The Tall Man” (2012), directed by Pascal Laugier, is  a combination horror film and police drama, and has one of the most bizarre series of plot twists ever imagined.  The film is set in a mining town of Cold Rock, Washington but was filmed in British Columbia and Saskatchewan, as a French-Canadian project. The concept may remind one of “Twin Peaks” from David Lynch, or even of the comic book “Slender Man” fantasy. The story is said to be inspired by a local urban legend.

Jessica Biel leads as the nurse, Julia Denning, supposedly widowed (that’s a clue), whose child has been abducted.  The film, in fact, opens with a statement about unsolved cases of disappeared children. Another important character quickly introduced is the somewhat disabled Jenny (Jodelle Ferland).  The townspeople all believe in a legend that a “Tall Man” has abducted the kids.

It may not be too much of a spoiler to suggest that Julia winds up making a tremendous personal sacrifice – imprisoned  -- to conduct an underground activist organization rehoming children from poor families, trying to break up the cycle of poverty from the closing of coal mines and of other economic deterioration of the area.  Jenny winds up with the nice life she wants, in the city (Seattle), with a chance to learn art.

The film shows spectacular Pacific Northwest scenery (in wide screen anamophic), and often composes shots with CGI (the DVD has a storyboard series of drawings).  In the final sequence, Jenny is in a nice mansion, but she seems suspended in the sky over a downtown city, and odd, almost sci-fi effect.

The film was quickly released to DVD and has generated controversy among screenwriters as an example of extreme surprises in plot twists. It’s possible that the film would even be taught in class as an example for new writers.

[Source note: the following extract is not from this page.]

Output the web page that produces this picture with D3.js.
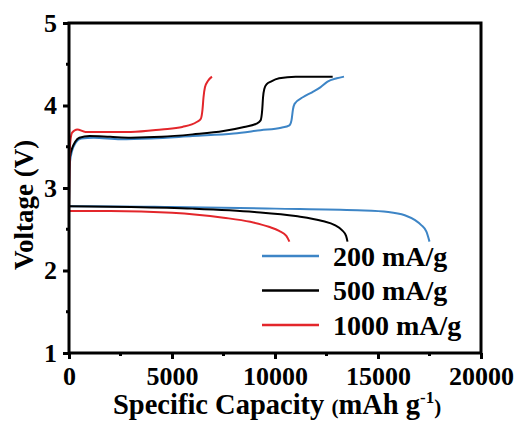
<!DOCTYPE html>
<html>
<head>
<meta charset="utf-8">
<script src="https://cdn.jsdelivr.net/npm/d3@7"></script>
<style>
  body { margin: 0; background: #fff; }
  svg { display: block; font-family: "Liberation Serif", "Times New Roman", serif; font-weight: bold; }
</style>
</head>
<body>
<svg width="521" height="423"></svg>
<script>
"use strict";

// series names and colours
var seriesNames = ["200 mA/g", "500 mA/g", "1000 mA/g"];
var seriesColors = ["#3d85c6", "#000000", "#e3262b"];

// [capacity (mAh/g), voltage (V)]
var charge200 = [[0,2.78],[15,3.1],[50,3.32],[150,3.45],[300,3.54],[600,3.60],[1200,3.61],[2500,3.59],[4000,3.60],[6000,3.63],[8000,3.66],[9300,3.70],[10300,3.73],[10700,3.76],[10800,3.82],[10870,3.95],[10950,4.02],[11350,4.10],[11800,4.16],[12200,4.22],[12550,4.29],[13000,4.33],[13350,4.35]];
var discharge200 = [[0,2.78],[1000,2.78],[5000,2.77],[10000,2.75],[14000,2.73],[15500,2.71],[16300,2.67],[16800,2.61],[17100,2.55],[17350,2.47],[17500,2.35]];

var charge500 = [[0,2.80],[15,3.2],[50,3.38],[150,3.48],[300,3.56],[500,3.61],[1000,3.63],[2000,3.62],[3000,3.61],[4500,3.62],[6000,3.65],[7500,3.69],[8500,3.74],[9100,3.78],[9300,3.82],[9380,3.95],[9420,4.10],[9480,4.20],[9600,4.26],[9800,4.29],[10200,4.33],[11000,4.35],[12800,4.35]];
var discharge500 = [[0,2.78],[3000,2.77],[6000,2.75],[9000,2.71],[11000,2.66],[12300,2.60],[12900,2.55],[13250,2.49],[13450,2.42],[13520,2.35]];

var charge1000 = [[0,2.72],[20,3.2],[60,3.55],[150,3.67],[400,3.71],[800,3.68],[1500,3.68],[3000,3.68],[4500,3.71],[5500,3.74],[6200,3.80],[6400,3.84],[6480,3.95],[6530,4.10],[6600,4.22],[6750,4.30],[6940,4.35]];
var discharge1000 = [[0,2.72],[2000,2.72],[5000,2.70],[7500,2.64],[8800,2.59],[9700,2.53],[10200,2.48],[10550,2.42],[10700,2.35]];

var xTicks = [0, 5000, 10000, 15000, 20000];
var xMinor = [2500, 7500, 12500, 17500];
var yTicks = [1, 2, 3, 4, 5];
var yMinor = [1.5, 2.5, 3.5, 4.5];

var curves = [
  {s: 0, d: charge200}, {s: 0, d: discharge200},
  {s: 1, d: charge500}, {s: 1, d: discharge500},
  {s: 2, d: charge1000}, {s: 2, d: discharge1000}
];

var svg = d3.select("svg"),
    margin = {top: 23, left: 69},
    width = 412,
    height = 330,
    g = svg.append("g").attr("transform", "translate(" + margin.left + "," + margin.top + ")");

var x = d3.scaleLinear().domain([0, 20000]).range([0, width]);
var y = d3.scaleLinear().domain([1, 5]).range([height, 0]);

var line = d3.line()
    .x(function(d) { return x(d[0]); })
    .y(function(d) { return y(d[1]); })
    .curve(d3.curveMonotoneX);

g.append("g")
  .selectAll("path")
  .data(curves)
  .enter().append("path")
    .attr("d", function(c) { return line(c.d); })
    .attr("fill", "none")
    .attr("stroke", function(c) { return seriesColors[c.s]; })
    .attr("stroke-width", 2)
    .attr("stroke-linejoin", "round");

// axes
var xAxis = g.append("g")
    .attr("transform", "translate(0," + height + ")")
    .call(d3.axisBottom(x).tickValues(xTicks).tickFormat(d3.format("d")).tickSize(6).tickPadding(8).tickSizeOuter(0));
xAxis.append("g").selectAll("line").data(xMinor).enter().append("line")
    .attr("x1", x).attr("x2", x).attr("y1", 0).attr("y2", 3);

var yAxis = g.append("g")
    .call(d3.axisLeft(y).tickValues(yTicks).tickFormat(d3.format("d")).tickSize(6).tickPadding(6).tickSizeOuter(0));
yAxis.append("g").selectAll("line").data(yMinor).enter().append("line")
    .attr("y1", y).attr("y2", y).attr("x1", 0).attr("x2", -3);

svg.selectAll(".domain").remove();
svg.selectAll(".tick line, g line").attr("stroke", "#000").attr("stroke-width", 3);
svg.selectAll(".tick text")
    .attr("fill", "#000")
    .style("font-size", "26px")
    .style("font-family", "Liberation Serif, serif")
    .style("font-weight", "bold");

g.append("rect")
    .attr("width", width)
    .attr("height", height)
    .attr("fill", "none")
    .attr("stroke", "#000")
    .attr("stroke-width", 3);

// axis titles
var xt = svg.append("text")
    .attr("x", 113)
    .attr("y", 414)
    .style("font-size", "28.5px");
xt.append("tspan").text("Specific Capacity ");
xt.append("tspan").style("font-size", "21px").text("(");
xt.append("tspan").text("mAh g");
xt.append("tspan").style("font-size", "17px").attr("dy", -11).text("-1");
xt.append("tspan").style("font-size", "21px").attr("dy", 11).text(")");

svg.append("text")
    .attr("transform", "translate(33,205) rotate(-90)")
    .attr("text-anchor", "middle")
    .style("font-size", "27px")
    .text("Voltage (V)");

// legend
var legend = svg.append("g")
  .selectAll("g")
  .data(seriesNames)
  .enter().append("g")
    .attr("transform", function(d, i) { return "translate(262," + (256 + i * 34.5) + ")"; });

legend.append("line")
    .attr("x1", 0).attr("x2", 57)
    .attr("stroke", function(d, i) { return seriesColors[i]; })
    .attr("stroke-width", 2.5);

legend.append("text")
    .attr("x", 71)
    .attr("dy", "0.35em")
    .style("font-size", "28px")
    .text(function(d) { return d; });
</script>
</body>
</html>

Official site is here (Image). The deleted scene with the "tall man" really seems to belong in the original.
Wikipedia attribution link for Duncan Dam on Kootenay River in B.C., public domain, by Doug Robinson. My most recent visit remotely near the area was in September 1983.  Second picture is mine, taken at a corn maze.

The film can be watched on Netflix DVD or rented on Amazon for $2.99.  ABC 20-20 also covered "rehoming" in a episode "The Forever Family" reviewed on the TV blog Oct. 27, 2015.